The tragic death of Wing Commander Namansh Syal during an aerial display in Dubai has pierced the celebratory haze around India’s rising aerospace ambitions. The Tejas Light Combat Aircraft, meant to headline India’s growing prowess and self-reliance, instead nose-dived into the ground during a negative-G turn. A grief-stricken Indian Air Force (IAF) and a shocked nation now face questions that go beyond a single aircraft or accident.


While the IAF has launched an investigation, the symbolic damage is immediate. For a country keen to advertise indigenous capability, the incident could hardly have come at a worse moment. With 38 aircraft in service, nearly 200 more on order, and a growing role in India’s future fighter fleet, the Tejas had become a poster child of self-reliance. The Dubai crash has now dimmed that glow, even if temporarily.


Airshows, by design, flirt with risk. They are spectacles meant to compress an aircraft’s capability into minutes of daring manoeuvres. Even the best training cannot eliminate the fact that these displays operate on the razor’s edge of performance envelopes. History is full of grim reminders: the Mirage 2000 crash during Air Force Day rehearsals in 1989; the 2019 Surya Kiran mid-air collision; the Polish F-16 that crashed during a barrel roll this August; and the Spanish EF-18 that nearly flew into a beachside crowd after a momentary loss of control. That the Dubai accident occurred in such a setting is therefore tragic, but not unprecedented. What distinguishes this incident is the aircraft involved. The Tejas project has been haunted by delays, cost escalations and shifting requirements since its inception in the early 1980s. The aircraft finally entered service only in the 2010s, and fresh concerns were raised recently over delayed engine supplies for the upgraded Mk-1A variant. Critics of India’s defence R&D ecosystem will find easy ammunition in these events.


And yet, the aircraft itself deserves a clearer appraisal. By global standards, the Tejas has an exceptional safety record. It suffered no hull loss during development which is a rarity for a single-engine fighter and only one catastrophic failure since induction prior to Dubai, both circumstances in which pilots survived through ejection. In comparison, Pakistan’s JF-17 has endured multiple crashes, Sweden’s Gripen lost several prototypes to fly-by-wire glitches, and France’s Mirage family encountered repeated developmental accidents. Tejas’s delta-wing design and quadruple-redundant flight control system remain robust and admired by pilots who fly it.

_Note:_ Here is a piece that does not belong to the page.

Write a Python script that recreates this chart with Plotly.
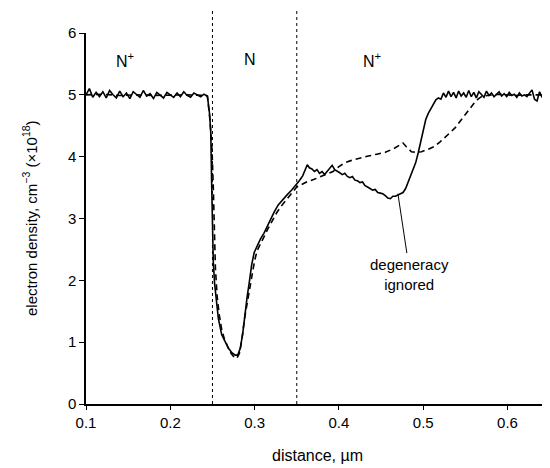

India’s aviation missteps lie not in engineering talent, but in systemic underinvestment in research and a long history of state-led programmes that promised more than they could deliver. In 1961 India flew Asia’s first modern jet combat aircraft, the HF-24 Marut, only to abandon the momentum that could have made it an aviation power decades before China. The Dubai crash should not derail India’s indigenous aviation drive. Instead, this is the moment to confront structural weaknesses. India’s aerospace destiny lies not in retreating from risk, but in reforming the institutions that shape it.